Single-Tenant Net Lease Cap Rates Reach Historic Lows

Article originally posted on Globe St. on January 13, 2020

The fourth quarter brought record low cap rates for single-tenant national net lease properties in the retail, office and industrial spaces, according to the 4Q2019 Net Lease Market Report by The Boulder Group.

During the quarter, national asking cap rates fell 14, 6 and 5 basis points to 6.07%, 6.94% and 6.9% for retail, office and industrial properties, respectively. “We’re at historic lows, and the expectations are kind of all over the board for what’s coming next year,” says Randy Blankstein, president of The Boulder Group.

Year-over-year cap rates for all of 2019 were down the most significantly for industrial and retail properties, according to The Boulder Group. Cap rates for industrial properties fell for the second straight year, declining 19 basis points. Retail cap rates fell 18 basis points, which was a reversal of 2018 when they increased by 18 basis points.

“The greatest thing about the last two years is that there has been a sense of stability,” Blankstein says. “There has been job growth, there has been stock market movement upward and there has been a fairly stable interest rate environment.”

Investor certainty around interest rates played a big part in 2019′s record cap rates. “The expectation of the last few years has been interest rates are probably going up so people are waiting to buy because prices will go down,” Blankstein says. “But now people think we’re in a stable interest rate environment that is probably not changing for a year. So, it’s really causing the market to heat up because you can buy with some stability at the moment.”
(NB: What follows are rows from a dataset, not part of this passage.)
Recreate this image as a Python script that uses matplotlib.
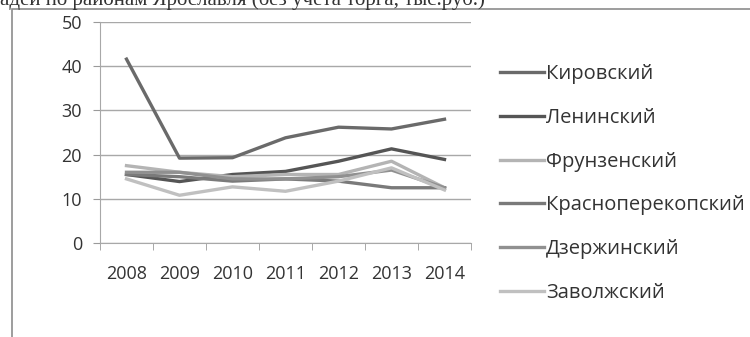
import matplotlib.pyplot as plt
from matplotlib.lines import Line2D

years = ['2008', '2009', '2010', '2011', '2012', '2013', '2014']

kirovsky = [41.6, 19.2, 19.3, 23.8, 26.2, 25.8, 28.0]
leninsky = [15.5, 13.9, 15.5, 16.2, 18.5, 21.3, 18.9]
frunzensky = [17.5, 16.0, 15.0, 15.5, 15.5, 18.5, 12.5]
krasnoperekopsky = [15.5, 15.0, 14.0, 14.5, 14.0, 12.5, 12.5]
dzerzhinsky = [16.0, 16.0, 14.5, 14.5, 15.0, 16.5, 12.5]
zavolzhsky = [14.5, 10.8, 12.7, 11.7, 14.0, 17.0, 12.0]

names = ['Кировский', 'Ленинский', 'Фрунзенский',
         'Красноперекопский', 'Дзержинский', 'Заволжский']
series = [kirovsky, leninsky, frunzensky, krasnoperekopsky, dzerzhinsky, zavolzhsky]
colors = ['#6a6a6a', '#555555', '#b4b4b4', '#7a7a7a', '#909090', '#c0c0c0']

plt.rcParams['font.family'] = ['Open Sans', 'DejaVu Sans']

fig = plt.figure(figsize=(7.5, 3.37), dpi=100)

# outer frame of the chart area
frame = plt.Rectangle((12 / 750, -0.1), 1.0, (337 - 9) / 337 + 0.1,
                      transform=fig.transFigure, fill=False,
                      edgecolor='#8c8c8c', linewidth=1.2)
fig.add_artist(frame)

# heading, only its lower part is visible
fig.text(485 / 750, 1.0, 'площадей по районам Ярославля (без учета торга, тыс.руб.)',
         ha='right', va='center', fontsize=15, color='#333333',
         family=['Liberation Serif', 'DejaVu Serif'])

ax = fig.add_axes([100 / 750, (337 - 243) / 337, 371 / 750, 221 / 337])

x = list(range(len(years)))
for vals, c in zip(series, colors):
    ax.plot(x, vals, color=c, linewidth=2.4, solid_joinstyle='round')

ax.set_xlim(-0.5, len(years) - 0.5)
ax.set_ylim(0, 50)
ax.set_yticks([0, 10, 20, 30, 40, 50])
ax.set_xticks(x)
ax.set_xticklabels(years)
ax.set_xticks([i - 0.5 for i in range(len(years) + 1)], minor=True)
ax.tick_params(axis='x', which='major', length=0, pad=16, labelsize=13, colors='#333333')
ax.tick_params(axis='x', which='minor', length=5, color='#9a9a9a')
ax.tick_params(axis='y', length=5, pad=8, labelsize=13, colors='#333333')
ax.tick_params(axis='y', color='#9a9a9a')

ax.grid(axis='y', color='#a8a8a8', linewidth=1.0)
ax.set_axisbelow(True)
for side in ['top', 'right']:
    ax.spines[side].set_visible(False)
ax.spines['left'].set_color('#a8a8a8')
ax.spines['bottom'].set_color('#a8a8a8')

handles = [Line2D([0], [0], color=c, linewidth=2.4) for c in colors]
fig.legend(handles, names, loc='upper left', bbox_to_anchor=(492 / 750, 1 - 56 / 337),
           frameon=False, fontsize=14.5, handlelength=2.2, handletextpad=0.1,
           labelspacing=1.18, labelcolor='#333333', borderaxespad=0)

fig.savefig('out.png', dpi=100)
plt.close(fig)
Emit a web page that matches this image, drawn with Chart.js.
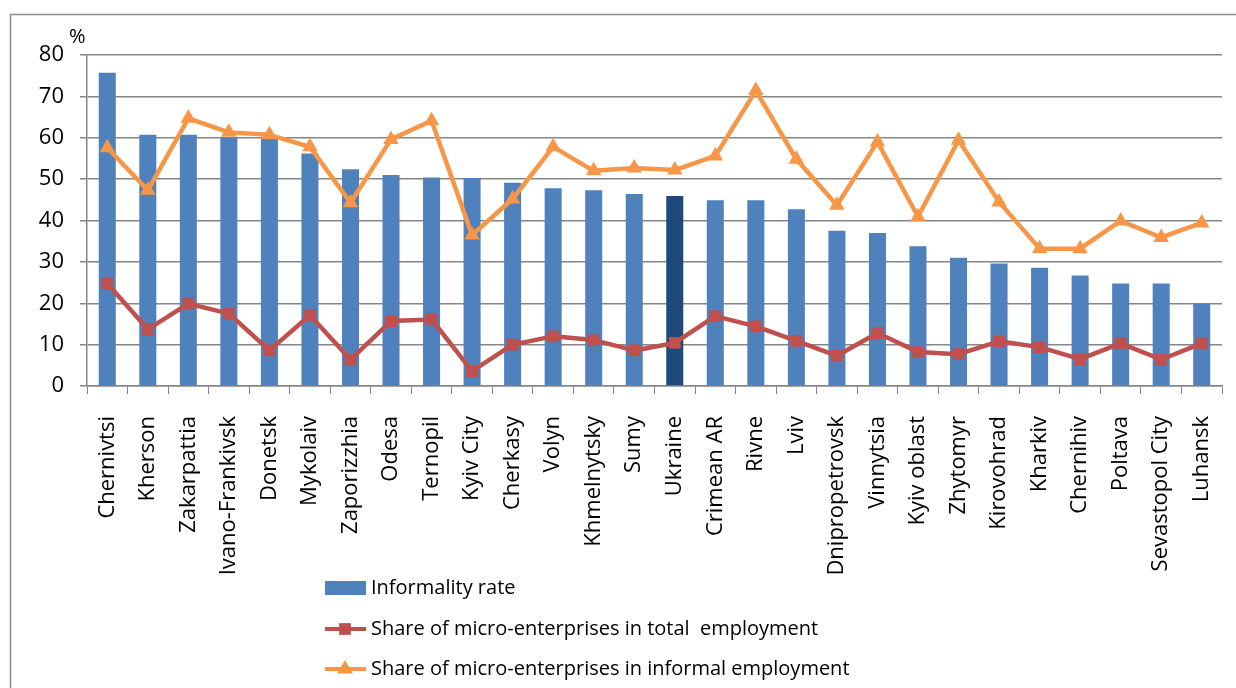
<!DOCTYPE html>
<html>
<head>
<meta charset="utf-8">
<script src="https://cdn.jsdelivr.net/npm/chart.js@4.4.1/dist/chart.umd.min.js"></script>
<style>
  html, body { margin: 0; padding: 0; background: #fff; }
  #wrap { position: relative; width: 1236px; height: 688px; }
</style>
</head>
<body>
<div id="wrap"><canvas id="chart" width="1236" height="688"></canvas></div>
<script>
// data (percent)
const regions = ["Chernivtsi", "Kherson", "Zakarpattia", "Ivano-Frankivsk", "Donetsk", "Mykolaiv",
    "Zaporizzhia", "Odesa", "Ternopil", "Kyiv City", "Cherkasy", "Volyn", "Khmelnytsky", "Sumy",
    "Ukraine", "Crimean AR", "Rivne", "Lviv", "Dnipropetrovsk", "Vinnytsia", "Kyiv oblast",
    "Zhytomyr", "Kirovohrad", "Kharkiv", "Chernihiv", "Poltava", "Sevastopol City", "Luhansk"];
const informalityRate = [75.7, 60.7, 60.7, 60.0, 59.7, 56.2, 52.4, 51.0, 50.4, 50.3, 49.1, 47.8,
    47.3, 46.4, 45.9, 44.9, 44.9, 42.7, 37.5, 37.0, 33.8, 31.0, 29.6, 28.6, 26.7, 24.8, 24.8, 19.9];
const microTotal = [24.8, 13.7, 19.9, 17.5, 8.6, 17.1, 6.4, 15.7, 16.1, 3.6, 10.0, 12.0,
    11.1, 8.6, 10.4, 16.9, 14.4, 10.9, 7.3, 12.8, 8.2, 7.7, 10.8, 9.4, 6.5, 10.3, 6.4, 10.3];
const microInformal = [57.6, 47.3, 64.7, 61.3, 60.7, 57.8, 44.3, 59.6, 64.1, 36.5, 45.2, 57.8,
    52.0, 52.7, 52.2, 55.6, 71.4, 54.8, 43.7, 59.0, 40.9, 59.4, 44.5, 33.2, 33.2, 39.9, 35.9, 39.4];
const yMin = 0;
const yMax = 80;
const yStep = 10;
const seriesNames = ["Informality rate",
    "Share of micro-enterprises in total  employment",
    "Share of micro-enterprises in informal employment"];
const highlight = "Ukraine";

const fontFamily = "'Open Sans', 'Liberation Sans', sans-serif";
const gridColor = "#868686";
const barColor = "#4f81bd";
const barDark = "#1f497d";
const redColor = "#c0504d";
const orangeColor = "#f79646";

function drawMarker(ctx, style, color, x, y, r) {
    ctx.fillStyle = color;
    ctx.beginPath();
    if (style === "rect") {
        const s = Math.SQRT1_2 * r;
        ctx.rect(x - s, y - s, 2 * s, 2 * s);
    } else {
        ctx.moveTo(x, y - r);
        ctx.lineTo(x + r * 0.866, y + r * 0.5);
        ctx.lineTo(x - r * 0.866, y + r * 0.5);
        ctx.closePath();
    }
    ctx.fill();
}

const framePlugin = {
    id: "frame",
    beforeDraw(chart) {
        const ctx = chart.ctx;
        ctx.save();
        ctx.fillStyle = "#fff";
        ctx.fillRect(0, 0, chart.width, chart.height);
        ctx.strokeStyle = "#8c8c8c";
        ctx.lineWidth = 1.5;
        ctx.beginPath();
        ctx.moveTo(10.5, chart.height);
        ctx.lineTo(10.5, 14.5);
        ctx.lineTo(chart.width, 14.5);
        ctx.stroke();
        ctx.restore();
    },
    afterDraw(chart) {
        const ctx = chart.ctx;
        ctx.save();
        ctx.fillStyle = "#000";
        ctx.font = "20px " + fontFamily;
        ctx.textBaseline = "alphabetic";
        ctx.fillText("%", 69, 43);

        // legend, stacked vertically under the axis labels
        const legendX = 325;
        const legendY = [588, 629, 669];
        ctx.font = "20px " + fontFamily;
        ctx.textBaseline = "middle";
        chart.data.datasets.forEach((ds, i) => {
            const y = legendY[i];
            if (ds.type === "bar") {
                ctx.fillStyle = barColor;
                ctx.fillRect(legendX, y - 7, 41, 14);
            } else {
                ctx.strokeStyle = ds.borderColor;
                ctx.lineWidth = 4;
                ctx.beginPath();
                ctx.moveTo(legendX, y);
                ctx.lineTo(legendX + 41, y);
                ctx.stroke();
                drawMarker(ctx, ds.pointStyle, ds.borderColor, legendX + 20, y, ds.pointRadius);
            }
            ctx.fillStyle = "#000";
            ctx.fillText(ds.label, legendX + 46, y);
        });
        ctx.restore();
    }
};

const chart = new Chart(document.getElementById("chart"), {
    type: "bar",
    data: {
        labels: regions,
        datasets: [{
            type: "bar",
            label: seriesNames[0],
            data: informalityRate,
            backgroundColor: regions.map(r => r === highlight ? barDark : barColor),
            categoryPercentage: 1,
            barPercentage: 0.42,
            order: 3
        }, {
            type: "line",
            label: seriesNames[1],
            data: microTotal,
            borderColor: redColor,
            backgroundColor: redColor,
            borderWidth: 4.5,
            tension: 0,
            borderJoinStyle: "round",
            pointStyle: "rect",
            pointRadius: 8.3,
            pointBorderWidth: 0,
            order: 2
        }, {
            type: "line",
            label: seriesNames[2],
            data: microInformal,
            borderColor: orangeColor,
            backgroundColor: orangeColor,
            borderWidth: 4.5,
            tension: 0,
            borderJoinStyle: "round",
            pointStyle: "triangle",
            pointRadius: 9,
            pointBorderWidth: 0,
            order: 1
        }]
    },
    options: {
        responsive: false,
        animation: false,
        devicePixelRatio: 1,
        layout: { padding: { left: 20, top: 55, right: 14, bottom: 100 } },
        plugins: {
            legend: { display: false },
            tooltip: { enabled: false }
        },
        scales: {
            x: {
                offset: true,
                grid: {
                    offset: true,
                    drawOnChartArea: false,
                    tickLength: 8,
                    color: gridColor,
                    lineWidth: 1
                },
                border: { color: gridColor, width: 1.5 },
                ticks: {
                    autoSkip: false,
                    maxRotation: 90,
                    minRotation: 90,
                    padding: 22,
                    color: "#000",
                    font: { family: fontFamily, size: 22 }
                },
                afterFit(scale) {
                    scale.height = 202;
                    scale.paddingLeft = 0;
                    scale.paddingRight = 0;
                }
            },
            y: {
                min: yMin,
                max: yMax,
                grid: { color: gridColor, lineWidth: 1.5, tickLength: 7 },
                border: { color: gridColor, width: 1.5 },
                ticks: {
                    stepSize: yStep,
                    padding: 16,
                    color: "#000",
                    font: { family: fontFamily, size: 22 }
                },
                afterFit(scale) { scale.width = 67; }
            }
        }
    },
    plugins: [framePlugin]
});
</script>
</body>
</html>
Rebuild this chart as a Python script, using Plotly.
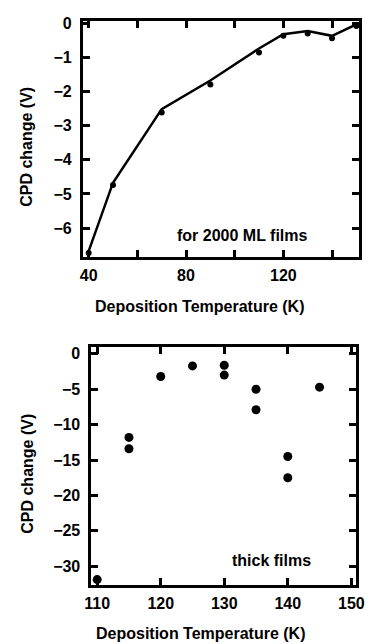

This economic climate also powered sales volume in 2019. Blankstein believes sales activity across all single-tenant net leased properties will surpass 2018’s $59 billion.

In the fourth quarter of 2019, the net lease market experienced a decrease in property supply of approximately 10%. For the quarter, the number of single tenant net lease properties on the market fell by 9.54% to approximately 3,900 properties. Office properties available declined by 13.2% to 475 properties and industrial properties totaled 358 listings, a five-percent decline.

“People are feeling good that they can expect this [economic climate] until November of this year,” Blankstein says. “I think the consensus is that until the Presidential election takes place, there are not a lot of major events that will impact the market.”

Even if there are issues after the 2020 election (as there were in 2016), Blankstein says net lease properties, which are often long-term investments, can weather the storm.

“If you believe that two or three years from now, there will be downward pressure on rents or some type of recession, you could argue it’s a good time to get into net lease because of the stability of cash flow,” he says. “That’s why the market is still driving prices lower. Cap rates down in the 6’s are still favorable compared to the apartment market, treasury bonds and other alternatives if you’re a conservative, older investor.”